I upgraded to latest version and this started happening. It work on 0.1.2. Official example no longer works either.

hlhr202 commented 1 year ago

it looks like you are using GGJT v1 model and llama.cpp backend has ended the support of it. https://github.com/ggerganov/llama.cpp/pull/1305/files#diff-150dc86746a90bad4fc2c3334aeb9b5887b3adad3cc1459446717638605348efR921 https://github.com/ggerganov/llama.cpp/blob/master/llama.cpp#L932

ralyodio commented 1 year ago

ok, so how do i find models on huggingface.co that are actually supported?

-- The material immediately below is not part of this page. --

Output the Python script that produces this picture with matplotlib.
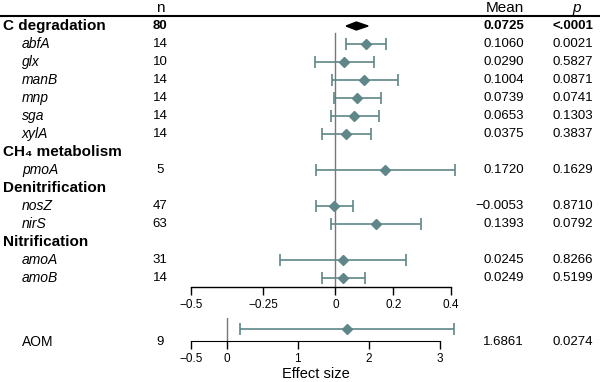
import matplotlib
matplotlib.use('Agg')
import matplotlib.pyplot as plt
import matplotlib.transforms as mtransforms
import numpy as np

plt.rcParams['font.family'] = ['Liberation Sans', 'DejaVu Sans']

# rows of the forest plot (top block)
labels = ['C degradation', 'abfA', 'glx', 'manB', 'mnp', 'sga', 'xylA',
          'CH\u2084 metabolism', 'pmoA', 'Denitrification', 'nosZ', 'nirS',
          'Nitrification', 'amoA', 'amoB']
is_header = [True, False, False, False, False, False, False,
             True, False, True, False, False, True, False, False]
n_vals = ['80', '14', '10', '14', '14', '14', '14', '', '5', '', '47', '63', '', '31', '14']
mean_txt = ['0.0725', '0.1060', '0.0290', '0.1004', '0.0739', '0.0653', '0.0375',
            '', '0.1720', '', '\u22120.0053', '0.1393', '', '0.0245', '0.0249']
p_txt = ['<.0001', '0.0021', '0.5827', '0.0871', '0.0741', '0.1303', '0.3837',
         '', '0.1629', '', '0.8710', '0.0792', '', '0.8266', '0.5199']

# effect sizes and CIs for gene rows (row index, mean, lower, upper)
gene_rows = [1, 2, 3, 4, 5, 6, 8, 10, 11, 13, 14]
gene_mean = [0.106, 0.029, 0.1004, 0.0739, 0.0653, 0.0375, 0.172, -0.0053, 0.1393, 0.0245, 0.0249]
gene_lo = [0.038, -0.072, -0.013, -0.005, -0.016, -0.045, -0.067, -0.067, -0.014, -0.192, -0.048]
gene_hi = [0.176, 0.134, 0.217, 0.156, 0.152, 0.123, 0.413, 0.060, 0.295, 0.245, 0.102]

# summary diamond for C degradation
sum_mean, sum_lo, sum_hi = 0.0725, 0.037, 0.113

# AOM
aom_mean, aom_lo, aom_hi = 1.6861, 0.19, 3.20

teal = '#5f8688'
W, H = 600, 382
fig = plt.figure(figsize=(6, 3.82), dpi=100)

def px(x0, y0, x1, y1):
    return [x0 / W, 1 - y1 / H, (x1 - x0) / W, (y1 - y0) / H]

ax = fig.add_axes(px(191, 16, 451, 287))
ax.set_xlim(-0.5, 0.4)
ax.set_ylim(14.5, -0.556)
for s in ['top', 'right', 'left']:
    ax.spines[s].set_visible(False)
ax.spines['bottom'].set_linewidth(1.0)
ax.set_yticks([])
ax.set_xticks([-0.5, -0.25, 0, 0.2, 0.4])
ax.set_xticklabels(['\u22120.5', '\u22120.25', '0', '0.2', '0.4'])
ax.tick_params(axis='x', labelsize=8.5, length=6, width=1, pad=3)
ax.patch.set_alpha(0)

ax.plot([0, 0], [0.4, 14.5], color='#777777', lw=1, clip_on=False)
ax.errorbar(gene_mean, gene_rows,
            xerr=[np.array(gene_mean) - np.array(gene_lo), np.array(gene_hi) - np.array(gene_mean)],
            fmt='D', color=teal, ms=5.5, elinewidth=1.2, capsize=4, capthick=1.2,
            clip_on=False, zorder=3)
ax.fill([sum_lo, sum_mean, sum_hi, sum_mean], [0, -0.22, 0, 0.22], color='black',
        clip_on=False, zorder=3)

tr = mtransforms.blended_transform_factory(fig.transFigure, ax.transData)
for i, lab in enumerate(labels):
    if is_header[i]:
        ax.text(3 / W, i, lab, transform=tr, fontsize=11, fontweight='bold', va='center')
    else:
        ax.text(22 / W, i, lab, transform=tr, fontsize=10, style='italic', va='center')
    w = 'bold' if i == 0 else 'normal'
    ax.text(160 / W, i, n_vals[i], transform=tr, fontsize=9.5, ha='center', va='center', fontweight=w)
    ax.text(524 / W, i, mean_txt[i], transform=tr, fontsize=9.5, ha='right', va='center', fontweight=w)
    ax.text(593 / W, i, p_txt[i], transform=tr, fontsize=9.5, ha='right', va='center', fontweight=w)

# header
fig.text(160 / W, 1 - 8 / H, 'n', fontsize=11, ha='center', va='center')
fig.text(505 / W, 1 - 8 / H, 'Mean', fontsize=11, ha='center', va='center')
fig.text(577 / W, 1 - 8 / H, 'p', fontsize=11, ha='center', va='center', style='italic')
fig.add_artist(plt.Line2D([0, 1], [1 - 16 / H, 1 - 16 / H], color='black', lw=1.5,
                          transform=fig.transFigure))

# AOM panel
ax2 = fig.add_axes(px(191, 318, 440, 341))
ax2.set_xlim(-0.5, 3)
ax2.set_ylim(-1.1, 1)
for s in ['top', 'right', 'left']:
    ax2.spines[s].set_visible(False)
ax2.set_yticks([])
ax2.set_xticks([-0.5, 0, 1, 2, 3])
ax2.set_xticklabels(['\u22120.5', '0', '1', '2', '3'])
ax2.tick_params(axis='x', labelsize=8.5, length=6, width=1, pad=3)
ax2.patch.set_alpha(0)
ax2.axvline(0, color='#777777', lw=1)
ax2.errorbar([aom_mean], [0], xerr=[[aom_mean - aom_lo], [aom_hi - aom_mean]],
             fmt='D', color=teal, ms=5.5, elinewidth=1.2, capsize=4, capthick=1.2,
             clip_on=False, zorder=3)
ax2.set_xlabel('Effect size', fontsize=10.5, labelpad=1)

yt = 1 - 342 / H
fig.text(22 / W, yt, 'AOM', fontsize=10, va='center')
fig.text(160 / W, yt, '9', fontsize=9.5, ha='center', va='center')
fig.text(524 / W, yt, '1.6861', fontsize=9.5, ha='right', va='center')
fig.text(593 / W, yt, '0.0274', fontsize=9.5, ha='right', va='center')

fig.savefig('out.png', dpi=100)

do you know what the reasoning is for dropping support? I don't see many q8 models available.

hlhr202 commented 1 year ago

ok, so how do i find models on huggingface.co that are actually supported?

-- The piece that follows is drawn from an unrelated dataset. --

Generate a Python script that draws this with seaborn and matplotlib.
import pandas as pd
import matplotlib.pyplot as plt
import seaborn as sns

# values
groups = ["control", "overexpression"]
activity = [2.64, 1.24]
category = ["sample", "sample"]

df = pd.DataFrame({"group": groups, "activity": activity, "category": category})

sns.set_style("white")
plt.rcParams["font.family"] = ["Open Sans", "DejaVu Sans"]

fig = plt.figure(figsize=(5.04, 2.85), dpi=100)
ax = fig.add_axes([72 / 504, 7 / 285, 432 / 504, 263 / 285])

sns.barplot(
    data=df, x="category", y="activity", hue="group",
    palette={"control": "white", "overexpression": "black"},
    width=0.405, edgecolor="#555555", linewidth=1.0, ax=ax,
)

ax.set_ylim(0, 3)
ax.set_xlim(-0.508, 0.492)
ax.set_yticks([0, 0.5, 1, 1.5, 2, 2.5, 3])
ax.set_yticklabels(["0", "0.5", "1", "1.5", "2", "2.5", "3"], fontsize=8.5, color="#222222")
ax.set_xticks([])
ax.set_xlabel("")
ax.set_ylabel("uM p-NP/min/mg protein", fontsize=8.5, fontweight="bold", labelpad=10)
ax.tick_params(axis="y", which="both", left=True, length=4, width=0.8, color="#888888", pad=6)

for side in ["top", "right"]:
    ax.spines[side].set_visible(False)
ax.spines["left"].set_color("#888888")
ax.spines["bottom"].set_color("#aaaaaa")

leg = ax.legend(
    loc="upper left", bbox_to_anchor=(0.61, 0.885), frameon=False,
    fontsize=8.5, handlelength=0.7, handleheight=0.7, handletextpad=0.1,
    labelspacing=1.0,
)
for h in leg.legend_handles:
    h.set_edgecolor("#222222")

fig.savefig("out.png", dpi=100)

do you know what the reasoning is for dropping support? I don't see many q8 models available.

@ralyodio its hard to identify the real version of a model. this is a huge trap for ggml eco system. q4_1 and q5_1 etc are just the quantization format and they are not used to label a version of a model... for llama.cpp the most latest models are mostly in q5_1. the reasons for this are performance improvement/cuda supports/mmap loading, etc.